* THE PROBLEM
State how many lines of the entries below hold the word "standalone"; reply with nothing but the number.

╔══

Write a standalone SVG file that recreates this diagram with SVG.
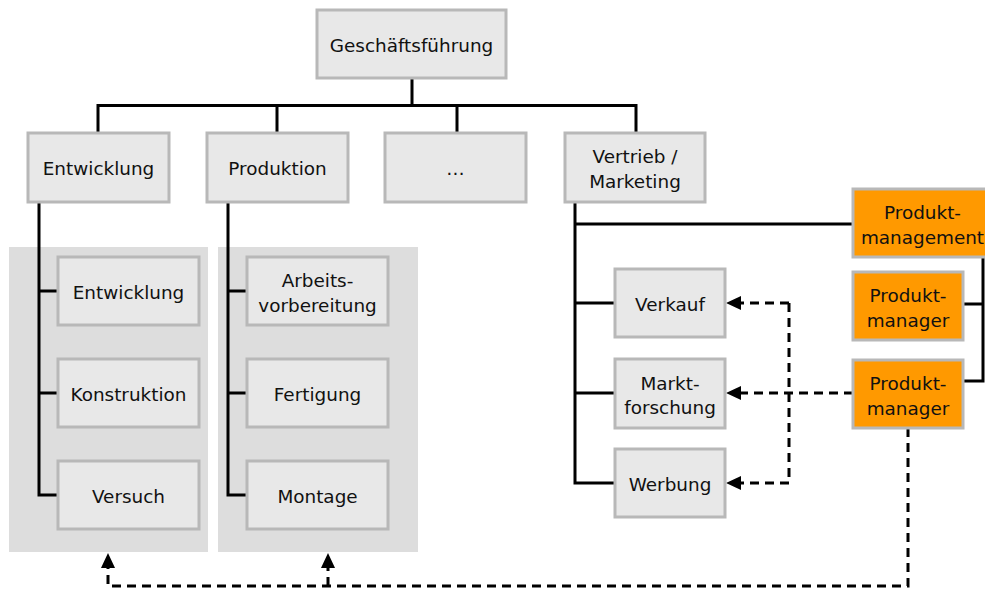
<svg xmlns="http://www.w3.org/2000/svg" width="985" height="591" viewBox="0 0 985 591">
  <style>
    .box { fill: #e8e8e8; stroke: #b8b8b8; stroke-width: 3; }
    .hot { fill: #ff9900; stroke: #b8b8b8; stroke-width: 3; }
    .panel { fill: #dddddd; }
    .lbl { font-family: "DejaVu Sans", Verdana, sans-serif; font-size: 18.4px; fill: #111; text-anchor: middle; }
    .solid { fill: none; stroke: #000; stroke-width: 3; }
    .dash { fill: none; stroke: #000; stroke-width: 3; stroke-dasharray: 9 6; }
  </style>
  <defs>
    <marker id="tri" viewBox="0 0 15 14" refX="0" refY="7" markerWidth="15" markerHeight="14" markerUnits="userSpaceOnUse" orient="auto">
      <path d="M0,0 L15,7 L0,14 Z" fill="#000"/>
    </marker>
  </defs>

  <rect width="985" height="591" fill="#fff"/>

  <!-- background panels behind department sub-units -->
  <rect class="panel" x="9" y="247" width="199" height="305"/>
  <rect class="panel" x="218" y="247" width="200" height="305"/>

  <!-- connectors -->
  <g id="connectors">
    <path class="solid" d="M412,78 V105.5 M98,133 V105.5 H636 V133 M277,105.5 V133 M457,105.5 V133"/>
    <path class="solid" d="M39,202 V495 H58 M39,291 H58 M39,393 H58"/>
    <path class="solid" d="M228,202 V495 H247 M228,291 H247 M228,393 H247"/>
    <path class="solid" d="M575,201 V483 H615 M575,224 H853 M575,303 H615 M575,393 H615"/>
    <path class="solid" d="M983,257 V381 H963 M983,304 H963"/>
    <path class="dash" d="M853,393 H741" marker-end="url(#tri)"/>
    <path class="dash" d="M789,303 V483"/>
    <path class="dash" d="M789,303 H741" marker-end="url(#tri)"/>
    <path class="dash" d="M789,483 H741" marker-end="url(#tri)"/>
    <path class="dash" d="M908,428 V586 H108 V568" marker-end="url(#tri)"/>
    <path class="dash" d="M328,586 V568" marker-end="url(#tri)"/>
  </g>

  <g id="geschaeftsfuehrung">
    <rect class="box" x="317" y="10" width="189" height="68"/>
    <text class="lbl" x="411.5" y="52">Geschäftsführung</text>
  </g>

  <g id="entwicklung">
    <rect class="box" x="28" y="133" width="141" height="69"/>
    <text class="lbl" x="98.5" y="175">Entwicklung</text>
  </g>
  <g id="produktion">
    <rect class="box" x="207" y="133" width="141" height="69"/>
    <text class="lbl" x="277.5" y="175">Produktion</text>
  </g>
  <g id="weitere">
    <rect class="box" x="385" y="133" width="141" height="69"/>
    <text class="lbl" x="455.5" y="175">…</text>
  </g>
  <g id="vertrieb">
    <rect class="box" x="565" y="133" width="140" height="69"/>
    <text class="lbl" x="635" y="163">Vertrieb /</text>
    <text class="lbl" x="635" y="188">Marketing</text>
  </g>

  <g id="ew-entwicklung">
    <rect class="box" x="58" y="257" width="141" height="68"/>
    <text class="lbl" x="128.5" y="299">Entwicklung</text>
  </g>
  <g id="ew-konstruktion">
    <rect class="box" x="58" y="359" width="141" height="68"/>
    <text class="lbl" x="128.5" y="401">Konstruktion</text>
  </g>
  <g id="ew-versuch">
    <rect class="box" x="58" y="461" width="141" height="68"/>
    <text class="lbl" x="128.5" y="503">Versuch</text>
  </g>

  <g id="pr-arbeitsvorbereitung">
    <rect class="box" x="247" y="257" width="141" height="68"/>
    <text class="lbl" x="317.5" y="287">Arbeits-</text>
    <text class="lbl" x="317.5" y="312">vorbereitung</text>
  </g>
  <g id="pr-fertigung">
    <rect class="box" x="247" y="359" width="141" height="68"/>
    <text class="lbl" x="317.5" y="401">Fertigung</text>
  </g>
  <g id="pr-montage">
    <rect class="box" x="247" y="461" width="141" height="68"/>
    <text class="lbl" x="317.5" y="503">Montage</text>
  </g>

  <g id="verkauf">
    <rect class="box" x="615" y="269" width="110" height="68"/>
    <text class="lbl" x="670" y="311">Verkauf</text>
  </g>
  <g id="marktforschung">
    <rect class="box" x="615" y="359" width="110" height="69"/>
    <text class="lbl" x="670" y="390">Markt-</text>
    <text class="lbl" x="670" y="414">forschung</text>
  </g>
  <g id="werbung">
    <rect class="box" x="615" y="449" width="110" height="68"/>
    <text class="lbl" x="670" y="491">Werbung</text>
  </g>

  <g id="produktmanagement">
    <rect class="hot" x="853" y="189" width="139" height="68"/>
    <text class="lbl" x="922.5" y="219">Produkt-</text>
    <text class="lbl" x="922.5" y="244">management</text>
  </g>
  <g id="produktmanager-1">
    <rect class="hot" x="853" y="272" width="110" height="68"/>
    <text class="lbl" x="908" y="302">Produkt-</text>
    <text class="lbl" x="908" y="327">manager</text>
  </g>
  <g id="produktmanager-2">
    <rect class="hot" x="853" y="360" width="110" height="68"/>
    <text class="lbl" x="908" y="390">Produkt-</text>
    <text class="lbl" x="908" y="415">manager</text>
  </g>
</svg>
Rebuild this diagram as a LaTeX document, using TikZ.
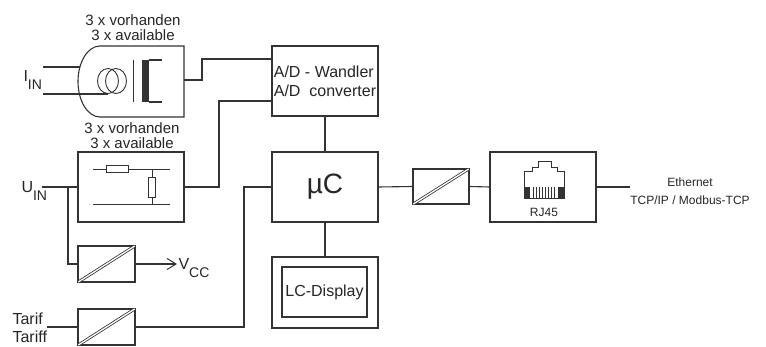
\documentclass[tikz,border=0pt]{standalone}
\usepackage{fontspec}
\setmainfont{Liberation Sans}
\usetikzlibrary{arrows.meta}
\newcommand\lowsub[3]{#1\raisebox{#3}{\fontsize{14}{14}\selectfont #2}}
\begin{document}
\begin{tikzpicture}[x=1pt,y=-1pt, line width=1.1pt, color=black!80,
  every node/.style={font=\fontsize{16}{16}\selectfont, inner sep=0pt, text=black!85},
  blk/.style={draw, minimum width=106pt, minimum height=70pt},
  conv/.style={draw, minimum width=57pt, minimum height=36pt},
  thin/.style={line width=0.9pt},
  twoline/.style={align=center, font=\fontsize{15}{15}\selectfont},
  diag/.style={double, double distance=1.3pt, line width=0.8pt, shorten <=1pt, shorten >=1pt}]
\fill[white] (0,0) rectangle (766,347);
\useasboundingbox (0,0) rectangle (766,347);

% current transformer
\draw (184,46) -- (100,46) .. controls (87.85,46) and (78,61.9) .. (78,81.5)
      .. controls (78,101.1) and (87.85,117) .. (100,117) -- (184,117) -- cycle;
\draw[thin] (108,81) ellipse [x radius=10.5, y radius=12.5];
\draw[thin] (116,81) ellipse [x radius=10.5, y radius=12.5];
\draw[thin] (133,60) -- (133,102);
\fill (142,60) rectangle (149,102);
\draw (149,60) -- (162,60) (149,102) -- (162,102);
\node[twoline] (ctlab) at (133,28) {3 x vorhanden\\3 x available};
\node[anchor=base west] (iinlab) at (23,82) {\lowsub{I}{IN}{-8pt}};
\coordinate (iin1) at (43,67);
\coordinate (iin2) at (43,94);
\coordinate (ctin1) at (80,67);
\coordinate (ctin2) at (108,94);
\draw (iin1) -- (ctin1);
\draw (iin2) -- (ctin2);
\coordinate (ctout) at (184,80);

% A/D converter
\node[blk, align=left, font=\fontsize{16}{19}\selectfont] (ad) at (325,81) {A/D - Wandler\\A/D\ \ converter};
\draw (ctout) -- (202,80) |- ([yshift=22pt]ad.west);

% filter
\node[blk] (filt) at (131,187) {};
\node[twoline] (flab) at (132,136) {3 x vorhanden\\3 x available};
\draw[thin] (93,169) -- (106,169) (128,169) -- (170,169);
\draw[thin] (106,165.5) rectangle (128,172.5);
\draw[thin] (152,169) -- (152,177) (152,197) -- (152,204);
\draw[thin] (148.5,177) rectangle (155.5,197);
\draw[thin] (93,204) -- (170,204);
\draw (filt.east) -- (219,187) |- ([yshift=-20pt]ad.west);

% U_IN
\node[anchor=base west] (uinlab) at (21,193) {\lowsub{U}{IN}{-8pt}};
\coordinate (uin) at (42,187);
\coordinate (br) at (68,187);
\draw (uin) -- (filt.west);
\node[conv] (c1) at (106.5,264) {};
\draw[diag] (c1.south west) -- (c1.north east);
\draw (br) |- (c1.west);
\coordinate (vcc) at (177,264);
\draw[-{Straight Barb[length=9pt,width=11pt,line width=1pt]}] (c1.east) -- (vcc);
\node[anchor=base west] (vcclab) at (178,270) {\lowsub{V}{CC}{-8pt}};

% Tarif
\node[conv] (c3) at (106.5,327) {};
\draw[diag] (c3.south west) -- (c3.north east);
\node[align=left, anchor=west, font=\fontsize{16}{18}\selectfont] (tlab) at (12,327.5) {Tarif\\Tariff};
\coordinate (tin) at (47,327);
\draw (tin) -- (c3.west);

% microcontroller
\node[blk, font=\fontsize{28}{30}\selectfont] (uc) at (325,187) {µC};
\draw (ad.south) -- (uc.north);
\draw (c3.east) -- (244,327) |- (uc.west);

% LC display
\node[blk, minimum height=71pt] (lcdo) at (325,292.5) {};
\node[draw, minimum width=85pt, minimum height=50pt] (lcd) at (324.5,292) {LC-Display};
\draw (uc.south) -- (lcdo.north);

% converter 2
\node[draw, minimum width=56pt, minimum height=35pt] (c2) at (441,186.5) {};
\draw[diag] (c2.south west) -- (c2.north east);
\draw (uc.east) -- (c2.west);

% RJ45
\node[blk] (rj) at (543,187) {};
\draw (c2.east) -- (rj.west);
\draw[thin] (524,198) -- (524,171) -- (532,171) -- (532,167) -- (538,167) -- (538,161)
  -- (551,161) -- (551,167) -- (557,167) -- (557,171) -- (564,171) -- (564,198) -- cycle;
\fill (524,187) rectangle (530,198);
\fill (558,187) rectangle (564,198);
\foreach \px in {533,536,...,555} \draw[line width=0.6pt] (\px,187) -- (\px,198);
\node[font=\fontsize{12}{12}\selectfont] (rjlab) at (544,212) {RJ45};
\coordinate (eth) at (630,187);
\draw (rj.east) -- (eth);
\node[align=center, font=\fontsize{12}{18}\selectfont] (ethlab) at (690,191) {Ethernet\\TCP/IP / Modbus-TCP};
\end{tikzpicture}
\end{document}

╚══

* FULL ANSWER
2